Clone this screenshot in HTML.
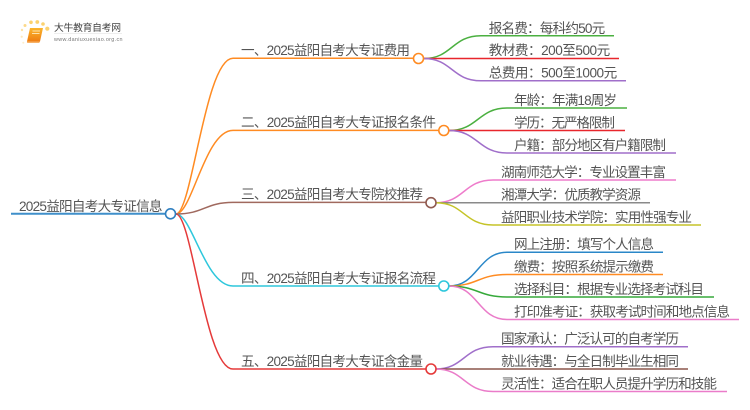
<!DOCTYPE html>
<html lang="zh">
<head>
<meta charset="utf-8">
<title>2025益阳自考大专证信息</title>
<style>
html,body{margin:0;padding:0;background:#fff;width:750px;height:410px;overflow:hidden}
svg{display:block}
text{font-family:"Liberation Sans","Noto Sans CJK SC",sans-serif;font-size:13.6px;fill:#555}
.c{font-family:"Noto Sans CJK TC",sans-serif}
path{fill:none}
circle{fill:#fff;stroke-width:1.6}
</style>
</head>
<body>
<svg width="750" height="410" viewBox="0 0 750 410" xmlns="http://www.w3.org/2000/svg">
<defs>
<filter id="b" x="-5%" y="-30%" width="110%" height="160%"><feGaussianBlur stdDeviation="0.25"/></filter>
<linearGradient id="bk" x1="0" y1="0" x2="0" y2="1"><stop offset="0" stop-color="#fbb52c"/><stop offset="1" stop-color="#ee7d12"/></linearGradient>
</defs>

<!-- logo -->
<circle cx="22" cy="30" r="1.2" style="fill:#fde3a6;stroke:none"/>
<circle cx="25" cy="25.5" r="1.5" style="fill:#fcd98a;stroke:none"/>
<circle cx="31" cy="22.3" r="1.8" style="fill:#fbd270;stroke:none"/>
<circle cx="37.3" cy="22" r="1.9" style="fill:#fbd270;stroke:none"/>
<circle cx="43" cy="24" r="1.8" style="fill:#fbd270;stroke:none"/>
<circle cx="47.3" cy="28.7" r="2.1" style="fill:#fbd270;stroke:none"/>
<circle cx="21.7" cy="36.7" r="1.1" style="fill:#fde9bd;stroke:none"/>
<circle cx="23.3" cy="42.7" r="1" style="fill:#fdeecb;stroke:none"/>
<path d="M30 28 L43 28 L40 41.5 L27 41.5 Z" style="fill:url(#bk)"/>
<path d="M27 41.5 L40 41.5 L39.2 43 L27.5 43 Q26.6 42.5 27 41.5Z" style="fill:#f7b267"/>
<path d="M32.5 31 L40 31 M32 33.5 L39.5 33.5" stroke="#fde2ac" stroke-width="1"/>
<text x="54" y="31" textLength="67" lengthAdjust="spacing" style="font-size:9.8px;fill:#444" filter="url(#b)">大牛教育自考网</text>
<path d="M54 33.5 H122" stroke="#ddd" stroke-width="0.6"/>
<text x="54" y="41" textLength="68.5" lengthAdjust="spacing" style="font-size:5.4px;fill:#777" filter="url(#b)">www.daniuxuexiao.org.cn</text>

<!-- root to branches -->
<path d="M176 214 C192 214 205 58.3 233 58.3 H414" stroke="#ff8b22" stroke-width="1.5"/>
<path d="M176 214 C192 214 205 130.4 233 130.4 H439" stroke="#ff8b22" stroke-width="1.5"/>
<path d="M176 214 C204 214 205 202.4 233 202.4 H426" stroke="#a0695e" stroke-width="1.5"/>
<path d="M176 214 C192 214 205 286 233 286 H439" stroke="#2ec7dc" stroke-width="1.5"/>
<path d="M176 214 C192 214 205 369 233 369 H426" stroke="#e53a3a" stroke-width="1.5"/>
<path d="M11 213.8 H166" stroke="#3f8fca" stroke-width="2"/>

<!-- leaves b1 -->
<path d="M424 58.5 C452 58.5 452 35.7 481 35.7 H614" stroke="#4bb040" stroke-width="1.5"/>
<path d="M424 58.5 H619" stroke="#e8262c" stroke-width="1.5"/>
<path d="M424 58.5 C452 58.5 452 80.8 481 80.8 H626" stroke="#a06fca" stroke-width="1.5"/>
<!-- leaves b2 -->
<path d="M449 130.5 C478 130.5 478 108 507 108 H627" stroke="#4bb040" stroke-width="1.5"/>
<path d="M449 130.5 H625" stroke="#e8262c" stroke-width="1.5"/>
<path d="M449 130.5 C478 130.5 478 153 507 153 H676" stroke="#a06fca" stroke-width="1.5"/>
<!-- leaves b3 -->
<path d="M436 202.7 C464 202.7 464 180 493 180 H676" stroke="#ee7ccb" stroke-width="1.5"/>
<path d="M436 202.7 H650" stroke="#8a8a8a" stroke-width="1.5"/>
<path d="M436 202.7 C464 202.7 464 225 493 225 H701" stroke="#c5c428" stroke-width="1.5"/>
<!-- leaves b4 -->
<path d="M449 286 C478 286 478 252.3 507 252.3 H663" stroke="#2a87c8" stroke-width="1.5"/>
<path d="M449 286 C478 286 478 274.5 507 274.5 H663" stroke="#ff8b22" stroke-width="1.5"/>
<path d="M449 286 C478 286 478 297 507 297 H714" stroke="#36a93a" stroke-width="1.5"/>
<path d="M449 286 C478 286 478 319.5 507 319.5 H739" stroke="#ea7cc9" stroke-width="1.5"/>
<!-- leaves b5 -->
<path d="M436 369 C464 369 464 346.7 493 346.7 H688" stroke="#a06fca" stroke-width="1.5"/>
<path d="M436 369 H688" stroke="#8c564b" stroke-width="1.5"/>
<path d="M436 369 C464 369 464 391.5 493 391.5 H727" stroke="#ea7cc9" stroke-width="1.5"/>

<!-- nodes -->
<circle cx="170.5" cy="213.8" r="5" stroke="#2f7fc0"/>
<circle cx="418.5" cy="58.5" r="5" stroke="#ff8b22"/>
<circle cx="443.8" cy="130.5" r="5" stroke="#ff8b22"/>
<circle cx="431" cy="202.7" r="5" stroke="#8f5a50"/>
<circle cx="443.8" cy="286" r="5" stroke="#2ec7dc"/>
<circle cx="431" cy="369" r="5" stroke="#e53a3a"/>

<g filter="url(#b)">
<text x="19" y="211" textLength="143.5">2025益阳自考大专证信息</text>

<text x="241" y="55" textLength="169">一、2025益阳自考大专证费用</text>
<text x="241" y="127" textLength="195">二、2025益阳自考大专证报名条件</text>
<text x="241" y="199" textLength="182">三、2025益阳自考大专院校推荐</text>
<text x="241" y="283" textLength="195">四、2025益阳自考大专证报名流程</text>
<text x="241" y="366" textLength="182">五、2025益阳自考大专证含金量</text>

<text x="488.7" y="33" textLength="116.5">报名费<tspan class="c">：</tspan>每科约50元</text>
<text x="488.7" y="55" textLength="121.5">教材费<tspan class="c">：</tspan>200至500元</text>
<text x="488.7" y="77.5" textLength="128.5">总费用<tspan class="c">：</tspan>500至1000元</text>

<text x="514" y="105" textLength="103">年龄<tspan class="c">：</tspan>年满18周岁</text>
<text x="514" y="127.5" textLength="101">学历<tspan class="c">：</tspan>无严格限制</text>
<text x="514" y="150" textLength="152">户籍<tspan class="c">：</tspan>部分地区有户籍限制</text>

<text x="501" y="177" textLength="165">湖南师范大学<tspan class="c">：</tspan>专业设置丰富</text>
<text x="501" y="199.5" textLength="140">湘潭大学<tspan class="c">：</tspan>优质教学资源</text>
<text x="501" y="222" textLength="191">益阳职业技术学院<tspan class="c">：</tspan>实用性强专业</text>

<text x="514" y="249" textLength="140">网上注册<tspan class="c">：</tspan>填写个人信息</text>
<text x="514" y="271.5" textLength="140">缴费<tspan class="c">：</tspan>按照系统提示缴费</text>
<text x="514" y="294" textLength="190">选择科目<tspan class="c">：</tspan>根据专业选择考试科目</text>
<text x="514" y="316.5" textLength="216">打印准考证<tspan class="c">：</tspan>获取考试时间和地点信息</text>

<text x="501" y="343.5" textLength="178">国家承认<tspan class="c">：</tspan>广泛认可的自考学历</text>
<text x="501" y="366" textLength="178">就业待遇<tspan class="c">：</tspan>与全日制毕业生相同</text>
<text x="501" y="388.5" textLength="216">灵活性<tspan class="c">：</tspan>适合在职人员提升学历和技能</text>
</g>
</svg>
</body>
</html>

__Work to complete__: Write out the listing word for word, omitting the pictures it holds.

__Response to this task__:
Clone this screenshot in HTML.
<!DOCTYPE html>
<html lang="zh">
<head>
<meta charset="utf-8">
<title>2025益阳自考大专证信息</title>
<style>
html,body{margin:0;padding:0;background:#fff;width:750px;height:410px;overflow:hidden}
svg{display:block}
text{font-family:"Liberation Sans","Noto Sans CJK SC",sans-serif;font-size:13.6px;fill:#555}
.c{font-family:"Noto Sans CJK TC",sans-serif}
path{fill:none}
circle{fill:#fff;stroke-width:1.6}
</style>
</head>
<body>
<svg width="750" height="410" viewBox="0 0 750 410" xmlns="http://www.w3.org/2000/svg">
<defs>
<filter id="b" x="-5%" y="-30%" width="110%" height="160%"><feGaussianBlur stdDeviation="0.25"/></filter>
<linearGradient id="bk" x1="0" y1="0" x2="0" y2="1"><stop offset="0" stop-color="#fbb52c"/><stop offset="1" stop-color="#ee7d12"/></linearGradient>
</defs>

<!-- logo -->
<circle cx="22" cy="30" r="1.2" style="fill:#fde3a6;stroke:none"/>
<circle cx="25" cy="25.5" r="1.5" style="fill:#fcd98a;stroke:none"/>
<circle cx="31" cy="22.3" r="1.8" style="fill:#fbd270;stroke:none"/>
<circle cx="37.3" cy="22" r="1.9" style="fill:#fbd270;stroke:none"/>
<circle cx="43" cy="24" r="1.8" style="fill:#fbd270;stroke:none"/>
<circle cx="47.3" cy="28.7" r="2.1" style="fill:#fbd270;stroke:none"/>
<circle cx="21.7" cy="36.7" r="1.1" style="fill:#fde9bd;stroke:none"/>
<circle cx="23.3" cy="42.7" r="1" style="fill:#fdeecb;stroke:none"/>
<path d="M30 28 L43 28 L40 41.5 L27 41.5 Z" style="fill:url(#bk)"/>
<path d="M27 41.5 L40 41.5 L39.2 43 L27.5 43 Q26.6 42.5 27 41.5Z" style="fill:#f7b267"/>
<path d="M32.5 31 L40 31 M32 33.5 L39.5 33.5" stroke="#fde2ac" stroke-width="1"/>
<text x="54" y="31" textLength="67" lengthAdjust="spacing" style="font-size:9.8px;fill:#444" filter="url(#b)">大牛教育自考网</text>
<path d="M54 33.5 H122" stroke="#ddd" stroke-width="0.6"/>
<text x="54" y="41" textLength="68.5" lengthAdjust="spacing" style="font-size:5.4px;fill:#777" filter="url(#b)">www.daniuxuexiao.org.cn</text>

<!-- root to branches -->
<path d="M176 214 C192 214 205 58.3 233 58.3 H414" stroke="#ff8b22" stroke-width="1.5"/>
<path d="M176 214 C192 214 205 130.4 233 130.4 H439" stroke="#ff8b22" stroke-width="1.5"/>
<path d="M176 214 C204 214 205 202.4 233 202.4 H426" stroke="#a0695e" stroke-width="1.5"/>
<path d="M176 214 C192 214 205 286 233 286 H439" stroke="#2ec7dc" stroke-width="1.5"/>
<path d="M176 214 C192 214 205 369 233 369 H426" stroke="#e53a3a" stroke-width="1.5"/>
<path d="M11 213.8 H166" stroke="#3f8fca" stroke-width="2"/>

<!-- leaves b1 -->
<path d="M424 58.5 C452 58.5 452 35.7 481 35.7 H614" stroke="#4bb040" stroke-width="1.5"/>
<path d="M424 58.5 H619" stroke="#e8262c" stroke-width="1.5"/>
<path d="M424 58.5 C452 58.5 452 80.8 481 80.8 H626" stroke="#a06fca" stroke-width="1.5"/>
<!-- leaves b2 -->
<path d="M449 130.5 C478 130.5 478 108 507 108 H627" stroke="#4bb040" stroke-width="1.5"/>
<path d="M449 130.5 H625" stroke="#e8262c" stroke-width="1.5"/>
<path d="M449 130.5 C478 130.5 478 153 507 153 H676" stroke="#a06fca" stroke-width="1.5"/>
<!-- leaves b3 -->
<path d="M436 202.7 C464 202.7 464 180 493 180 H676" stroke="#ee7ccb" stroke-width="1.5"/>
<path d="M436 202.7 H650" stroke="#8a8a8a" stroke-width="1.5"/>
<path d="M436 202.7 C464 202.7 464 225 493 225 H701" stroke="#c5c428" stroke-width="1.5"/>
<!-- leaves b4 -->
<path d="M449 286 C478 286 478 252.3 507 252.3 H663" stroke="#2a87c8" stroke-width="1.5"/>
<path d="M449 286 C478 286 478 274.5 507 274.5 H663" stroke="#ff8b22" stroke-width="1.5"/>
<path d="M449 286 C478 286 478 297 507 297 H714" stroke="#36a93a" stroke-width="1.5"/>
<path d="M449 286 C478 286 478 319.5 507 319.5 H739" stroke="#ea7cc9" stroke-width="1.5"/>
<!-- leaves b5 -->
<path d="M436 369 C464 369 464 346.7 493 346.7 H688" stroke="#a06fca" stroke-width="1.5"/>
<path d="M436 369 H688" stroke="#8c564b" stroke-width="1.5"/>
<path d="M436 369 C464 369 464 391.5 493 391.5 H727" stroke="#ea7cc9" stroke-width="1.5"/>

<!-- nodes -->
<circle cx="170.5" cy="213.8" r="5" stroke="#2f7fc0"/>
<circle cx="418.5" cy="58.5" r="5" stroke="#ff8b22"/>
<circle cx="443.8" cy="130.5" r="5" stroke="#ff8b22"/>
<circle cx="431" cy="202.7" r="5" stroke="#8f5a50"/>
<circle cx="443.8" cy="286" r="5" stroke="#2ec7dc"/>
<circle cx="431" cy="369" r="5" stroke="#e53a3a"/>

<g filter="url(#b)">
<text x="19" y="211" textLength="143.5">2025益阳自考大专证信息</text>

<text x="241" y="55" textLength="169">一、2025益阳自考大专证费用</text>
<text x="241" y="127" textLength="195">二、2025益阳自考大专证报名条件</text>
<text x="241" y="199" textLength="182">三、2025益阳自考大专院校推荐</text>
<text x="241" y="283" textLength="195">四、2025益阳自考大专证报名流程</text>
<text x="241" y="366" textLength="182">五、2025益阳自考大专证含金量</text>

<text x="488.7" y="33" textLength="116.5">报名费<tspan class="c">：</tspan>每科约50元</text>
<text x="488.7" y="55" textLength="121.5">教材费<tspan class="c">：</tspan>200至500元</text>
<text x="488.7" y="77.5" textLength="128.5">总费用<tspan class="c">：</tspan>500至1000元</text>

<text x="514" y="105" textLength="103">年龄<tspan class="c">：</tspan>年满18周岁</text>
<text x="514" y="127.5" textLength="101">学历<tspan class="c">：</tspan>无严格限制</text>
<text x="514" y="150" textLength="152">户籍<tspan class="c">：</tspan>部分地区有户籍限制</text>

<text x="501" y="177" textLength="165">湖南师范大学<tspan class="c">：</tspan>专业设置丰富</text>
<text x="501" y="199.5" textLength="140">湘潭大学<tspan class="c">：</tspan>优质教学资源</text>
<text x="501" y="222" textLength="191">益阳职业技术学院<tspan class="c">：</tspan>实用性强专业</text>

<text x="514" y="249" textLength="140">网上注册<tspan class="c">：</tspan>填写个人信息</text>
<text x="514" y="271.5" textLength="140">缴费<tspan class="c">：</tspan>按照系统提示缴费</text>
<text x="514" y="294" textLength="190">选择科目<tspan class="c">：</tspan>根据专业选择考试科目</text>
<text x="514" y="316.5" textLength="216">打印准考证<tspan class="c">：</tspan>获取考试时间和地点信息</text>

<text x="501" y="343.5" textLength="178">国家承认<tspan class="c">：</tspan>广泛认可的自考学历</text>
<text x="501" y="366" textLength="178">就业待遇<tspan class="c">：</tspan>与全日制毕业生相同</text>
<text x="501" y="388.5" textLength="216">灵活性<tspan class="c">：</tspan>适合在职人员提升学历和技能</text>
</g>
</svg>
</body>
</html>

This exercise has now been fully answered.